» **MATERIAL**
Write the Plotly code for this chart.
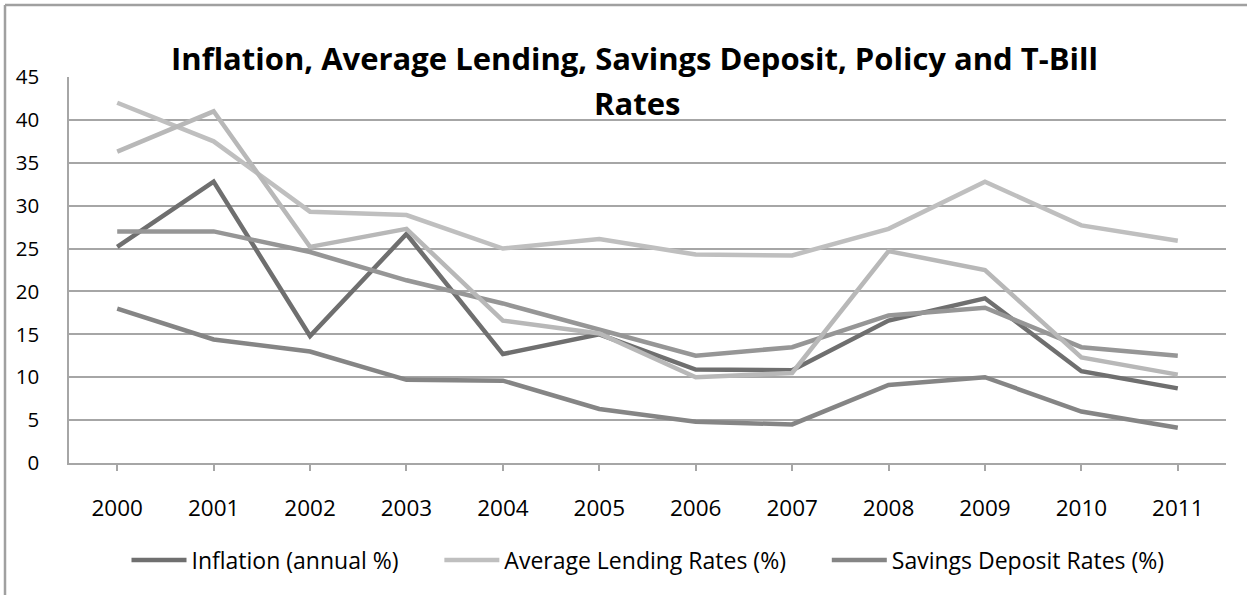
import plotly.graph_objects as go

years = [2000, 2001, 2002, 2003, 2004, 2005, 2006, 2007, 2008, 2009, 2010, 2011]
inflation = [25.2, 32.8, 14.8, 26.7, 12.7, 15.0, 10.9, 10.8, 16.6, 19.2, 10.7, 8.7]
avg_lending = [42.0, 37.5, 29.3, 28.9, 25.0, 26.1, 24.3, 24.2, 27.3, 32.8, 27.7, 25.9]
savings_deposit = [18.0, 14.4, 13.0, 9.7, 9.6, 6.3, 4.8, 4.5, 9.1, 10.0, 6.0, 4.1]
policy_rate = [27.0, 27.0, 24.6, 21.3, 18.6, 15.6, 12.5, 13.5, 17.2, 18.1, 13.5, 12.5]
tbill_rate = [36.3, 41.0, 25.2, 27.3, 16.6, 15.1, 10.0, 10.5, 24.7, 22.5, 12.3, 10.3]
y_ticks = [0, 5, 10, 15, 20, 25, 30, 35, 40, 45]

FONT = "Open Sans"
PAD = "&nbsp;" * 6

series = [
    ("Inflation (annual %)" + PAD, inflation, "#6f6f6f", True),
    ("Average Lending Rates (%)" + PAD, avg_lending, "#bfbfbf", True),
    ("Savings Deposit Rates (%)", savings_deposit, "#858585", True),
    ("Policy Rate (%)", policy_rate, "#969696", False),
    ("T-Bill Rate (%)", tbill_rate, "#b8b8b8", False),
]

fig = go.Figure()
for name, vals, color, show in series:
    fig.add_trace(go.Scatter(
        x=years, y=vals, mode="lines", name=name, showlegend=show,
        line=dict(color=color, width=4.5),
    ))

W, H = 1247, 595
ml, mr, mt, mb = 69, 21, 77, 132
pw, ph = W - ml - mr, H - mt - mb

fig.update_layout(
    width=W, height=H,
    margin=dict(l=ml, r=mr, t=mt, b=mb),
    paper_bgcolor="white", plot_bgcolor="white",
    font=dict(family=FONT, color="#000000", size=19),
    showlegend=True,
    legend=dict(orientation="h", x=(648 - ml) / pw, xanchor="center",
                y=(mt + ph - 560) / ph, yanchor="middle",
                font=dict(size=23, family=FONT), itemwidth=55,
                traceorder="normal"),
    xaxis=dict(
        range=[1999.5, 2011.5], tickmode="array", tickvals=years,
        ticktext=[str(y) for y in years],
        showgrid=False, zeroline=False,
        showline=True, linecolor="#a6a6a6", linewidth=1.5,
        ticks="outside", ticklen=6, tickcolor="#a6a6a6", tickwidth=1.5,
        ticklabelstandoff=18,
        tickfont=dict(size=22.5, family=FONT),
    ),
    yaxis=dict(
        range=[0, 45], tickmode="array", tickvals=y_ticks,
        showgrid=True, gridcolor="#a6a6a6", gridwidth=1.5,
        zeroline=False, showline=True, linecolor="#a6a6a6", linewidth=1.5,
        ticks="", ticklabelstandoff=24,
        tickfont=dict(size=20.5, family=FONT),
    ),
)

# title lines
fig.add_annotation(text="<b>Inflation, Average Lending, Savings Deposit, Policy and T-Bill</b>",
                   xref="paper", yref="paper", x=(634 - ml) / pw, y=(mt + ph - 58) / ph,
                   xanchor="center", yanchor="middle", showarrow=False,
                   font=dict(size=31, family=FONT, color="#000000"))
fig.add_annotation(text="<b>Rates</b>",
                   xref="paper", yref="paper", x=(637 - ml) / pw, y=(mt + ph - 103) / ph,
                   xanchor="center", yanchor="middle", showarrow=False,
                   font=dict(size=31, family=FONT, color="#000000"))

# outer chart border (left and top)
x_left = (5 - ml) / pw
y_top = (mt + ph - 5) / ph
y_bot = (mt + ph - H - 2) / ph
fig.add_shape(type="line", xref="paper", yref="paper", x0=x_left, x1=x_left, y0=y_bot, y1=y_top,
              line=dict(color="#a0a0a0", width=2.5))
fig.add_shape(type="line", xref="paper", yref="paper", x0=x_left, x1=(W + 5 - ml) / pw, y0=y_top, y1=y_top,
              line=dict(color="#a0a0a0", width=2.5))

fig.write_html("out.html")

» **WHAT THIS TASK INVOLVES**
List each line holding the string "chart".

» **WRITTEN SOLUTION**
Write the Plotly code for this chart.
# outer chart border (left and top)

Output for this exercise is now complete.